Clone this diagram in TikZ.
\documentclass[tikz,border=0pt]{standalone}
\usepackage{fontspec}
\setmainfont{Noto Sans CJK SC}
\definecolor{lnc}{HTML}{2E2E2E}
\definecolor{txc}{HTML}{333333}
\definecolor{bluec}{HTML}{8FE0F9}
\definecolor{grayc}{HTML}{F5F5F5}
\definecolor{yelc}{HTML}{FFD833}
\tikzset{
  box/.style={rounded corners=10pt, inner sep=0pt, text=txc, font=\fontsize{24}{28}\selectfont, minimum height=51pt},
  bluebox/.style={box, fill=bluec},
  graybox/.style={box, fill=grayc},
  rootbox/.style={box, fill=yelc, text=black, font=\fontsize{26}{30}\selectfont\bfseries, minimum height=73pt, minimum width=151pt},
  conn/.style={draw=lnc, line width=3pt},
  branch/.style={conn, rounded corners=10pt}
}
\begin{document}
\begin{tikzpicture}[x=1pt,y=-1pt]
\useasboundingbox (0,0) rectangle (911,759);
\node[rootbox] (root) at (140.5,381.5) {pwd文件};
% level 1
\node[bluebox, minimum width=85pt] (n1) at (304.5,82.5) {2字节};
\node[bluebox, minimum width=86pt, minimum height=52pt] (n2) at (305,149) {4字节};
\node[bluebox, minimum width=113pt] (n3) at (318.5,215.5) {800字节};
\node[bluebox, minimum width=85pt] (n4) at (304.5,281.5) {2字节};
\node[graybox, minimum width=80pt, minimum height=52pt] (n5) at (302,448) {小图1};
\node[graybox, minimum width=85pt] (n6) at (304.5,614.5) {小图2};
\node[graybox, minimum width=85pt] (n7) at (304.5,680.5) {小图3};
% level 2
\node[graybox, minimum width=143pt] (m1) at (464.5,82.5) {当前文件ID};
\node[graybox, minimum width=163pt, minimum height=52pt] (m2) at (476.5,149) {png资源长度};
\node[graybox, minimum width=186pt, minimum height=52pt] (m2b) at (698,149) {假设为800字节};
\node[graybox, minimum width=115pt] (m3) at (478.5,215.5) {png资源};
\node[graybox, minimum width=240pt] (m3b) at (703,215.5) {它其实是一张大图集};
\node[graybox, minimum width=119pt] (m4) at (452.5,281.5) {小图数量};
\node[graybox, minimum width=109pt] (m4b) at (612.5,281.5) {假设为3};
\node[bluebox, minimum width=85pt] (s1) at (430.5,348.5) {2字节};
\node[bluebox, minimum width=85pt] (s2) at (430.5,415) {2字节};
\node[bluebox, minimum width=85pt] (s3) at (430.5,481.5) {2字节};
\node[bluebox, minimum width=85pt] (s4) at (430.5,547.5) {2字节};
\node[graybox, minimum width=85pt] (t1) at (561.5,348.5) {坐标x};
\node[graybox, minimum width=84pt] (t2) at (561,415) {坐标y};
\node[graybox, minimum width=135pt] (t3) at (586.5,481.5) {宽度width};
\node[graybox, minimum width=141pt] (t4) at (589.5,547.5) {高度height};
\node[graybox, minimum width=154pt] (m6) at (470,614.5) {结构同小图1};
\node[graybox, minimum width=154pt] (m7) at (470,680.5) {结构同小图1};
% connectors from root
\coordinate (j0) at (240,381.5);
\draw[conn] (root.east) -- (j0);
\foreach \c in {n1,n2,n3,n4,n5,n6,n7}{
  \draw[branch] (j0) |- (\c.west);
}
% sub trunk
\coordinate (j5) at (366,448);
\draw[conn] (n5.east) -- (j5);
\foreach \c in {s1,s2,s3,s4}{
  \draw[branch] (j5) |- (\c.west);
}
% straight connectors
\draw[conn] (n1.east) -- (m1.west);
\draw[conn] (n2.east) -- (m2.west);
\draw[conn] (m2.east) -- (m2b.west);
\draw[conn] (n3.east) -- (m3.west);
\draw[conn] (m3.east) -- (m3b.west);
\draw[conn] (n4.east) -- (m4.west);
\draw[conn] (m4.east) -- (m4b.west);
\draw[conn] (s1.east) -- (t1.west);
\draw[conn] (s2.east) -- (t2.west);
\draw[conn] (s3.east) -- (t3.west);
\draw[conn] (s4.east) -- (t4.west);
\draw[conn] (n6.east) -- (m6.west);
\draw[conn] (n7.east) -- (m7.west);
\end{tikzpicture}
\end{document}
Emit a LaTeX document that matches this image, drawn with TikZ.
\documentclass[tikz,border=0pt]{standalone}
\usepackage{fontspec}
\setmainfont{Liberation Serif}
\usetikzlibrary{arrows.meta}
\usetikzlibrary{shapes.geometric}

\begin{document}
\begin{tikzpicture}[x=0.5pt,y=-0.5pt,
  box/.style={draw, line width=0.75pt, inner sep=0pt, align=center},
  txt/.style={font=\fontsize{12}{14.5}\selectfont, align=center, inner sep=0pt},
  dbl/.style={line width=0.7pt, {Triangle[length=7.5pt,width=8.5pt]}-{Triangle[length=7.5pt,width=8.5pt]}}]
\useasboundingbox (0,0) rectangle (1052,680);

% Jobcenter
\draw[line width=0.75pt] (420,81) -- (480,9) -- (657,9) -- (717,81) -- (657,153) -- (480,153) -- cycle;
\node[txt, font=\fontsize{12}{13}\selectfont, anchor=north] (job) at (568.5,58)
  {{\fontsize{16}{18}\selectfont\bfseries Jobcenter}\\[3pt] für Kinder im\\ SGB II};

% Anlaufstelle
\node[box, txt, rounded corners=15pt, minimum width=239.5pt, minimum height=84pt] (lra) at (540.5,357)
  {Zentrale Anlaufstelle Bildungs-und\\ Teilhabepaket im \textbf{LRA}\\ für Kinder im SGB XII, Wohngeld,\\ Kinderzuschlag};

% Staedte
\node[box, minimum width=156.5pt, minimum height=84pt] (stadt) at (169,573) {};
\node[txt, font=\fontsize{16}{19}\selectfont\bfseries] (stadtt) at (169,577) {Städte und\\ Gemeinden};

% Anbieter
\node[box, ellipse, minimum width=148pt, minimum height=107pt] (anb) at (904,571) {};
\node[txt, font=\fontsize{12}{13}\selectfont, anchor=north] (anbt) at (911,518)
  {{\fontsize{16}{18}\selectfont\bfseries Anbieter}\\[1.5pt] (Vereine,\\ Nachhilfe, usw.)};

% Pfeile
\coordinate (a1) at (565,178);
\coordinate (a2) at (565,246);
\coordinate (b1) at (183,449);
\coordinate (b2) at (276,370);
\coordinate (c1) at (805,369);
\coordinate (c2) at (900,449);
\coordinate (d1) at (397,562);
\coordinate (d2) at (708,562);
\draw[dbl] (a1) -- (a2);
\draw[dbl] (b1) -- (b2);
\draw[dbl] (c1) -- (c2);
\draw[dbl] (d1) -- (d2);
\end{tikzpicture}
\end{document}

...

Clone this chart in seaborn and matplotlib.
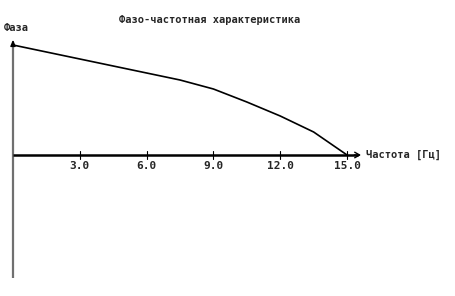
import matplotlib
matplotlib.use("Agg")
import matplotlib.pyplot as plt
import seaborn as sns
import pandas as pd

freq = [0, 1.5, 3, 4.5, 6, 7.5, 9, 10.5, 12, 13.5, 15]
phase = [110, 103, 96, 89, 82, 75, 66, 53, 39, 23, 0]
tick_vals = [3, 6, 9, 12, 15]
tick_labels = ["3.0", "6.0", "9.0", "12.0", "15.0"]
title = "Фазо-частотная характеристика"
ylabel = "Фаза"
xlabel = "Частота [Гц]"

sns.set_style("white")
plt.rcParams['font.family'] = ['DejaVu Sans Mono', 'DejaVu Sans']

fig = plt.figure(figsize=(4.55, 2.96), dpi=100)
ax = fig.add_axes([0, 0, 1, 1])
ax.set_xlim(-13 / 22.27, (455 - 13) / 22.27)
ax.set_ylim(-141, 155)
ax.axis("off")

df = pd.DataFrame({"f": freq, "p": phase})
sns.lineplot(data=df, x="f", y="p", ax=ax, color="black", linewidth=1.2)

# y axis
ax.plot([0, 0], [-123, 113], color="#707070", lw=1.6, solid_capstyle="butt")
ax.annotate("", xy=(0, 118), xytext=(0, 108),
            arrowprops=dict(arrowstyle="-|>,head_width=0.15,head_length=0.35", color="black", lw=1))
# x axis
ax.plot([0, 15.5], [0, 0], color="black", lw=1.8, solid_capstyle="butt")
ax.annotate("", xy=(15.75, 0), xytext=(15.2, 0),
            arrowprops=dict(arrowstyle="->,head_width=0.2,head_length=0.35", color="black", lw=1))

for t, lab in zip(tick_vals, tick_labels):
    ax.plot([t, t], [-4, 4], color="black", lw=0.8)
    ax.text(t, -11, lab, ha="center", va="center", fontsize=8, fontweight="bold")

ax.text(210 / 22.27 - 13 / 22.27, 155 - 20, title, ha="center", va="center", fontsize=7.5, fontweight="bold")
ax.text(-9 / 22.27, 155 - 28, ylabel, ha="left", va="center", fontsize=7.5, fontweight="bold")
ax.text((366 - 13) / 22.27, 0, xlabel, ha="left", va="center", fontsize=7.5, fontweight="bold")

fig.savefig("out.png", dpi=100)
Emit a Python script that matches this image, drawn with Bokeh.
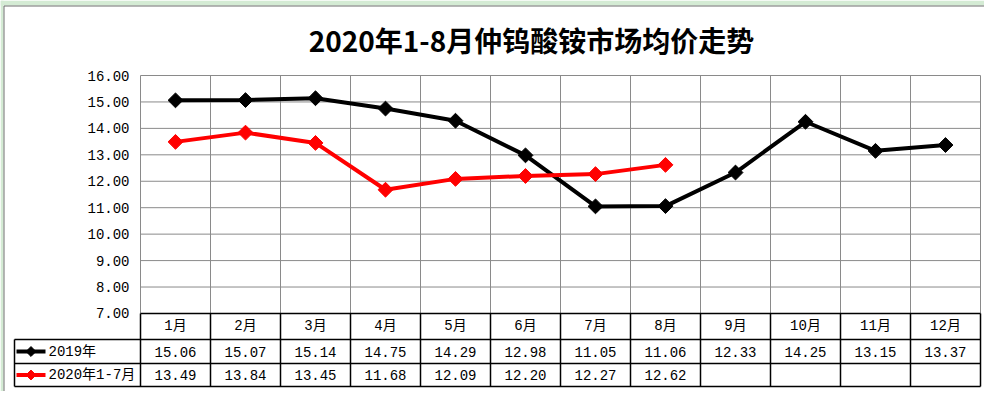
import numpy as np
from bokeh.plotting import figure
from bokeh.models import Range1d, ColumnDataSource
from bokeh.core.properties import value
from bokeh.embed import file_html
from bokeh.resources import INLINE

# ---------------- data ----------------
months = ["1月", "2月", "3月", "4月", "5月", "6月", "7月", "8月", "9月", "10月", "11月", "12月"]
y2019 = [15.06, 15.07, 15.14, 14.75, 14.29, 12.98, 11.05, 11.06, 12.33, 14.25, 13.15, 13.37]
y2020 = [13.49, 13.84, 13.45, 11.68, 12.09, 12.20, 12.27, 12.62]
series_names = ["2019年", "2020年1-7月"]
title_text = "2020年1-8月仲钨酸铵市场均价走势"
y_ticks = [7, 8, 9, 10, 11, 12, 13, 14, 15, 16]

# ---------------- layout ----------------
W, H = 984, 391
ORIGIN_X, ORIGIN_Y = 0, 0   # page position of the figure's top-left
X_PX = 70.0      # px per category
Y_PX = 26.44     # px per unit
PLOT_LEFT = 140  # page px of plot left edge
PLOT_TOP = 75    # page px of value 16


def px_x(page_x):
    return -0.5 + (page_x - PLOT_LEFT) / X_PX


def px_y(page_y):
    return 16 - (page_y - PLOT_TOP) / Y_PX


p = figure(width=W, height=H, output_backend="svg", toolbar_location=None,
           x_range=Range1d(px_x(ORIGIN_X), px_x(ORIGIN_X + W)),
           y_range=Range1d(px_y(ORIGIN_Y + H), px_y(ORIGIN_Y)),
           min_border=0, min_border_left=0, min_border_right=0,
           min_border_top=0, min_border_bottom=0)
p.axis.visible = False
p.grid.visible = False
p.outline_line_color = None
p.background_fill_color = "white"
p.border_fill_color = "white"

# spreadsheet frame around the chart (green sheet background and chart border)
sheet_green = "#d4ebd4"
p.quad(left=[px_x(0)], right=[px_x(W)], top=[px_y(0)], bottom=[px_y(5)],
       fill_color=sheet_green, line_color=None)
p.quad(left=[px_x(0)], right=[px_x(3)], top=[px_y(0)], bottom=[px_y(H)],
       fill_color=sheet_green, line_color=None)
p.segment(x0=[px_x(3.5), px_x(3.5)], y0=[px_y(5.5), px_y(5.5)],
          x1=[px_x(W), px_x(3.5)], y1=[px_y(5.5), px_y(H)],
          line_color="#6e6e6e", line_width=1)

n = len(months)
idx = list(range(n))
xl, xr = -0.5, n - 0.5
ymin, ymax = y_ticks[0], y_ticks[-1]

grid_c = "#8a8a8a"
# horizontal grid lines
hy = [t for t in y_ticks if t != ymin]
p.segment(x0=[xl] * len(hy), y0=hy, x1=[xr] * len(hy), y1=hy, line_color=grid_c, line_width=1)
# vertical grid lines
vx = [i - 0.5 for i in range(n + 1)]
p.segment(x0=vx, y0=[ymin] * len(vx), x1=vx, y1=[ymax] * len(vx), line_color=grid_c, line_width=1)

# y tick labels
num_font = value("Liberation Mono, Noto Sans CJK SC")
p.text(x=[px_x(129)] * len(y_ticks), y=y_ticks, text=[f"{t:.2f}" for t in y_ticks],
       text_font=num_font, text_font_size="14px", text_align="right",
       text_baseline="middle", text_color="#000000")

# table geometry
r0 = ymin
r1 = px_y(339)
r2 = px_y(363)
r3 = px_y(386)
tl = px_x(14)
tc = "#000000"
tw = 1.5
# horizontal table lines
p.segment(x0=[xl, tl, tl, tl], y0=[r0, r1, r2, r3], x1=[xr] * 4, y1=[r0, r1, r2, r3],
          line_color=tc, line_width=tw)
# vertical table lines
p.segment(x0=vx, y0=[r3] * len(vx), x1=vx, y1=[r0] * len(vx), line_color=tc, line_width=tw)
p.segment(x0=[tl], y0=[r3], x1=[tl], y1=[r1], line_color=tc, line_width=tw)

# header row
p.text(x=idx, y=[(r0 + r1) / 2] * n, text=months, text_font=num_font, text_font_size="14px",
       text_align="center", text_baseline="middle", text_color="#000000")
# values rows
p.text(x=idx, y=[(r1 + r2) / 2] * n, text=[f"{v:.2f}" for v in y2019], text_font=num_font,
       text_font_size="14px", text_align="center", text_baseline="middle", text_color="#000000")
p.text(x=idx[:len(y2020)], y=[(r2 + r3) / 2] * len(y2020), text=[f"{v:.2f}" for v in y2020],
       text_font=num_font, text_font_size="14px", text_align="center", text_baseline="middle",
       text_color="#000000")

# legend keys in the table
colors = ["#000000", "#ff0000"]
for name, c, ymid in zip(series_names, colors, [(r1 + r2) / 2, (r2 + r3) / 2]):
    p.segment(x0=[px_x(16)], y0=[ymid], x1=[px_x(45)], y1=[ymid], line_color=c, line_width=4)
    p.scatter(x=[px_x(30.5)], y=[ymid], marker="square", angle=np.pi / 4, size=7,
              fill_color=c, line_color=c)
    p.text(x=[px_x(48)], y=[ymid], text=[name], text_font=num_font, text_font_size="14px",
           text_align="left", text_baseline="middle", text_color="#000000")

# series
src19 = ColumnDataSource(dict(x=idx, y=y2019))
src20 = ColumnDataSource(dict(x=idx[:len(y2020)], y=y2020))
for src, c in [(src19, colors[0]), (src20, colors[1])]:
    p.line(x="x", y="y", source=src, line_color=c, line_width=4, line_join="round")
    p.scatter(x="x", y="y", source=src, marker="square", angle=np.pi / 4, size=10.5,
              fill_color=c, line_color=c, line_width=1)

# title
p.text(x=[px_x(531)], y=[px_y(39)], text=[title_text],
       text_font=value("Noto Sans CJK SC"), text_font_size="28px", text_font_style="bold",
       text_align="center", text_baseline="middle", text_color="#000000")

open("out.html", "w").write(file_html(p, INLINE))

==

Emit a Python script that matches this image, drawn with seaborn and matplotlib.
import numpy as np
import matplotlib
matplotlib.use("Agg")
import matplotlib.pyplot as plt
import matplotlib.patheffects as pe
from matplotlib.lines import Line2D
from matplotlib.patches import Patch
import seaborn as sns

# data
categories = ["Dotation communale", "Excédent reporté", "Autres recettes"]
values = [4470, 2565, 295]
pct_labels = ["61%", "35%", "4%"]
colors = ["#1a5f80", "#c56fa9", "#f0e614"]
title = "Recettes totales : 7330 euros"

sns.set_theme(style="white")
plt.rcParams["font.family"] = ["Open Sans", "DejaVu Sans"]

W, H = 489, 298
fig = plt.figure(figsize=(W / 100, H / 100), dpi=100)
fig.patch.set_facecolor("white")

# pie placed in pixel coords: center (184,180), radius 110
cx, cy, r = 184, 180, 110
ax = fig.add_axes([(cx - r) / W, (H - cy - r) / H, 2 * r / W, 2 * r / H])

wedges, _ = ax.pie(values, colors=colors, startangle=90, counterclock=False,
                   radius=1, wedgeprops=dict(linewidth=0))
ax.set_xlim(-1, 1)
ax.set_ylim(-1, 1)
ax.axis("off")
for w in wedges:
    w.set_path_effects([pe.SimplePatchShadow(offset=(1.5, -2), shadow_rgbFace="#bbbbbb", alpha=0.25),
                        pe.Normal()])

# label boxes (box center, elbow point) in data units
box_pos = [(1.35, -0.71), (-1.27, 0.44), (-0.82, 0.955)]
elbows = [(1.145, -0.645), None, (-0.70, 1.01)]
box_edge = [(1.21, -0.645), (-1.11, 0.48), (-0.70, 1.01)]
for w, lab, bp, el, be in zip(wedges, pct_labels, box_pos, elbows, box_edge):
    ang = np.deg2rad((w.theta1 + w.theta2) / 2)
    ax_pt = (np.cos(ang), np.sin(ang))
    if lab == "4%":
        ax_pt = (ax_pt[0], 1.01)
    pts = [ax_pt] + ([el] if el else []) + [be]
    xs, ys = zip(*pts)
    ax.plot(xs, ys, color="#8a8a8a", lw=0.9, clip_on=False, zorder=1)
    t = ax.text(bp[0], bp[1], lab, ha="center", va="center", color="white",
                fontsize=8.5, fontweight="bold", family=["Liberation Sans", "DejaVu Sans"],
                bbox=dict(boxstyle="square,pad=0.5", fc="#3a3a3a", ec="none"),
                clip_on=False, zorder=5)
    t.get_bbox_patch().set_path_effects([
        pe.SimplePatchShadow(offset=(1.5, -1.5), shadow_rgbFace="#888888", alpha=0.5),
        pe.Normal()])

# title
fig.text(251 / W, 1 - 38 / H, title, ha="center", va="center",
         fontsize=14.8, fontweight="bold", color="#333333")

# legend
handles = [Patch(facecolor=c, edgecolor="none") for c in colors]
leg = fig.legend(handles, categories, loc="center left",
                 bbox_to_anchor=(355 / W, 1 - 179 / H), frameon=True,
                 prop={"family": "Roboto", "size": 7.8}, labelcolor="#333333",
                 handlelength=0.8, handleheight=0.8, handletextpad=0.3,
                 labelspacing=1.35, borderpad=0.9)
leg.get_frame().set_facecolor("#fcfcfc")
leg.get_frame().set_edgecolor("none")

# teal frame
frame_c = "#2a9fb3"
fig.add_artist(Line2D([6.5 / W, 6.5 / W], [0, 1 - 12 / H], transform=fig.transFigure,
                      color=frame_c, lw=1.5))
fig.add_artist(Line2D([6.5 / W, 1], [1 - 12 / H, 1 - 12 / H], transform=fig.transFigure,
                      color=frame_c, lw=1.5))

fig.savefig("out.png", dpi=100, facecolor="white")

→ **REQUEST**: Restate word for word the part that opens with the line containing "Emit a Python script that matches this image, drawn with Bokeh." and closes with the line containing "return 16 - (page_y - PLOT_TOP) / Y_PX", both ends included, and nothing else. Omit any images.

→ **WORKED ANSWER**:
Emit a Python script that matches this image, drawn with Bokeh.
import numpy as np
from bokeh.plotting import figure
from bokeh.models import Range1d, ColumnDataSource
from bokeh.core.properties import value
from bokeh.embed import file_html
from bokeh.resources import INLINE

# ---------------- data ----------------
months = ["1月", "2月", "3月", "4月", "5月", "6月", "7月", "8月", "9月", "10月", "11月", "12月"]
y2019 = [15.06, 15.07, 15.14, 14.75, 14.29, 12.98, 11.05, 11.06, 12.33, 14.25, 13.15, 13.37]
y2020 = [13.49, 13.84, 13.45, 11.68, 12.09, 12.20, 12.27, 12.62]
series_names = ["2019年", "2020年1-7月"]
title_text = "2020年1-8月仲钨酸铵市场均价走势"
y_ticks = [7, 8, 9, 10, 11, 12, 13, 14, 15, 16]

# ---------------- layout ----------------
W, H = 984, 391
ORIGIN_X, ORIGIN_Y = 0, 0   # page position of the figure's top-left
X_PX = 70.0      # px per category
Y_PX = 26.44     # px per unit
PLOT_LEFT = 140  # page px of plot left edge
PLOT_TOP = 75    # page px of value 16


def px_x(page_x):
    return -0.5 + (page_x - PLOT_LEFT) / X_PX


def px_y(page_y):
    return 16 - (page_y - PLOT_TOP) / Y_PX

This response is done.